_LISTED ENTRIES_:
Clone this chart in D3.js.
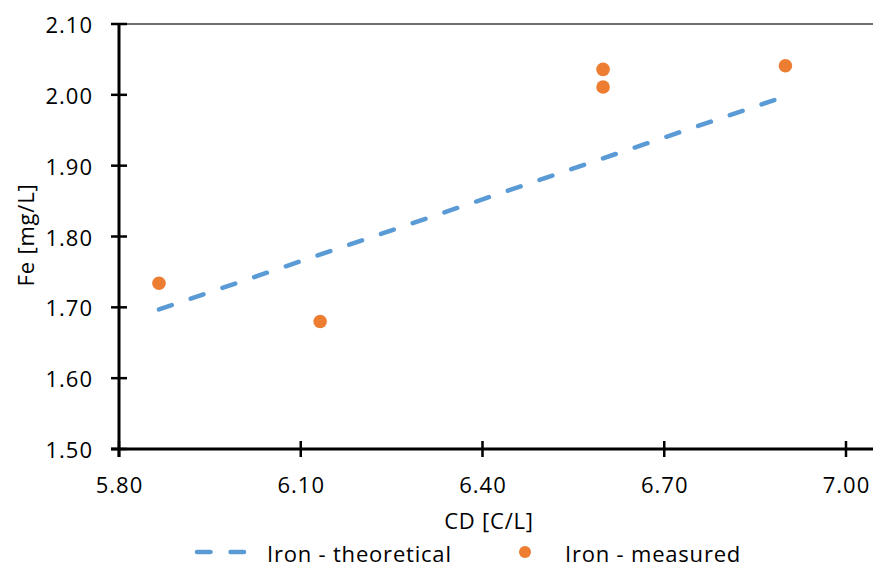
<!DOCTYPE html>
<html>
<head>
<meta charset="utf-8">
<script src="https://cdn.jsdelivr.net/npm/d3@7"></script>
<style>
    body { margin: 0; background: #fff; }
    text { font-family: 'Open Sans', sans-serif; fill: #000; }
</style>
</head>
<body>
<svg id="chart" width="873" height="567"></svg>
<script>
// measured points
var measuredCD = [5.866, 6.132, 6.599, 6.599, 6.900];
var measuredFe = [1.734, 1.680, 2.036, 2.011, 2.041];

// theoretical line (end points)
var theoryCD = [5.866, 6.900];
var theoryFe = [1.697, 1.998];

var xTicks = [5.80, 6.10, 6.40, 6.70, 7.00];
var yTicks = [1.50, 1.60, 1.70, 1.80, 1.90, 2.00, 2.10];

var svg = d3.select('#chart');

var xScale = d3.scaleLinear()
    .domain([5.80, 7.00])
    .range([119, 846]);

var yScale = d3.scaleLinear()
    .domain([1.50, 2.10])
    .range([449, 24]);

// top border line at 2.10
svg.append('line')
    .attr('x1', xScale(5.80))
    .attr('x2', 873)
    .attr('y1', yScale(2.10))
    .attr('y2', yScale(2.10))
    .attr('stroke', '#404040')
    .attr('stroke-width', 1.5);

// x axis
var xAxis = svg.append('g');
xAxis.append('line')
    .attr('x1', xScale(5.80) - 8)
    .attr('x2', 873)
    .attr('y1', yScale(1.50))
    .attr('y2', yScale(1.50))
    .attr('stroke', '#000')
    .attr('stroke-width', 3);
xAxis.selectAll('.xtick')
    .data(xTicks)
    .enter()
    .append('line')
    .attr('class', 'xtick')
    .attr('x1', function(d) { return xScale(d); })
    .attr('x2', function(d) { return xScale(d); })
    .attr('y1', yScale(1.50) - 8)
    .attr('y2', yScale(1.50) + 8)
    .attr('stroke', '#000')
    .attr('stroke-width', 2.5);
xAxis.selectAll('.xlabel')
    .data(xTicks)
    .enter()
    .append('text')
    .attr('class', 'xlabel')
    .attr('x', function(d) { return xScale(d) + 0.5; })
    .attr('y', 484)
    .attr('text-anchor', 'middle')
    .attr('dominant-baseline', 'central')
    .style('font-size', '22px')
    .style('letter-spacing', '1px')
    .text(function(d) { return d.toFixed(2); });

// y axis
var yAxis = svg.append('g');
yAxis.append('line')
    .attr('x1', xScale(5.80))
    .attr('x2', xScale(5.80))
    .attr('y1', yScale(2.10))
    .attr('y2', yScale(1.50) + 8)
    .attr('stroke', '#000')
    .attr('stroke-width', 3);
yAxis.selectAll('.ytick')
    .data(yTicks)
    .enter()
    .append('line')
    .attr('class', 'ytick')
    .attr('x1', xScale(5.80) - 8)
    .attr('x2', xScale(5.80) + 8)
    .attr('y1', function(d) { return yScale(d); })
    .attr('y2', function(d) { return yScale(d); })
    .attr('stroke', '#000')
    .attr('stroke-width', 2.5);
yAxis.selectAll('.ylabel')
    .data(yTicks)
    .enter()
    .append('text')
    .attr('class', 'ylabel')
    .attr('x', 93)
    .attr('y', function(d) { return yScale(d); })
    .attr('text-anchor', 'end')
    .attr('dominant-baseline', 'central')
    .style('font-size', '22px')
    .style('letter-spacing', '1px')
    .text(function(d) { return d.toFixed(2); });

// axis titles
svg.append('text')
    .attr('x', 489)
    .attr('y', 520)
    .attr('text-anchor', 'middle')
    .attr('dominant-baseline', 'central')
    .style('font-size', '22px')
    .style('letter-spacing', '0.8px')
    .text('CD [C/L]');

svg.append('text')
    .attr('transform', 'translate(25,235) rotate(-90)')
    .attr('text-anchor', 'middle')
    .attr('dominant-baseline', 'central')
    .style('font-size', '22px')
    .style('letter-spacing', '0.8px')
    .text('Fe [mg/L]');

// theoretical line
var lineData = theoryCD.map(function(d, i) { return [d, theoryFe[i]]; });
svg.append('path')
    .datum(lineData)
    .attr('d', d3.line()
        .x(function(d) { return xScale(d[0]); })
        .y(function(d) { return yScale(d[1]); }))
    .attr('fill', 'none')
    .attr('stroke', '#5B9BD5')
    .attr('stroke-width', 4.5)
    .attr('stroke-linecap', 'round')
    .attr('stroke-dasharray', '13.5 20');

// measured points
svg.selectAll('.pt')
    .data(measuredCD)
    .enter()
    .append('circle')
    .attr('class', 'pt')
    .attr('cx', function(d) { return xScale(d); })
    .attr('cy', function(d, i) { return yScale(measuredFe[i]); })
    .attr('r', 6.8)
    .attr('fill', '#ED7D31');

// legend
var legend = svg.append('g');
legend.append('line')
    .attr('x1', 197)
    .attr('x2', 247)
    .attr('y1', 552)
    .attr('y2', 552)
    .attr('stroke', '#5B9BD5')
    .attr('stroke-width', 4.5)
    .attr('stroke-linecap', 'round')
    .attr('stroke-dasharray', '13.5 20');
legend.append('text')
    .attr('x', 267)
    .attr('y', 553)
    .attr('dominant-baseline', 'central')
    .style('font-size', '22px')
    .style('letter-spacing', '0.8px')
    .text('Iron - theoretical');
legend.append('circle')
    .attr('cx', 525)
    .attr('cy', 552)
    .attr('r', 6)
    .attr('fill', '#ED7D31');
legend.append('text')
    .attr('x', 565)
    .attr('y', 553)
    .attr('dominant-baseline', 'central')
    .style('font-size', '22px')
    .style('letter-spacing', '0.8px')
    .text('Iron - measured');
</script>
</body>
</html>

--

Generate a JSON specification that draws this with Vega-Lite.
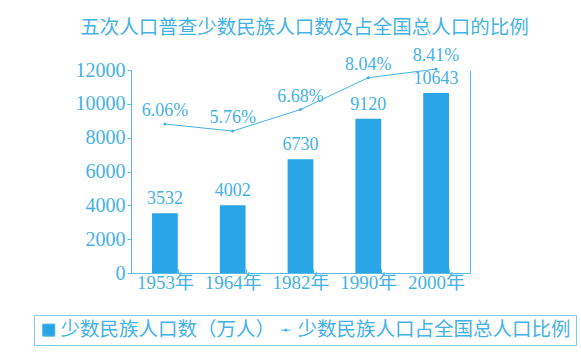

_YOUR GOAL_: Identify lines with the string "this". Copy each one.

_EXERCISE SOLUTION_:
Clone this chart in D3.js.
Generate a JSON specification that draws this with Vega-Lite.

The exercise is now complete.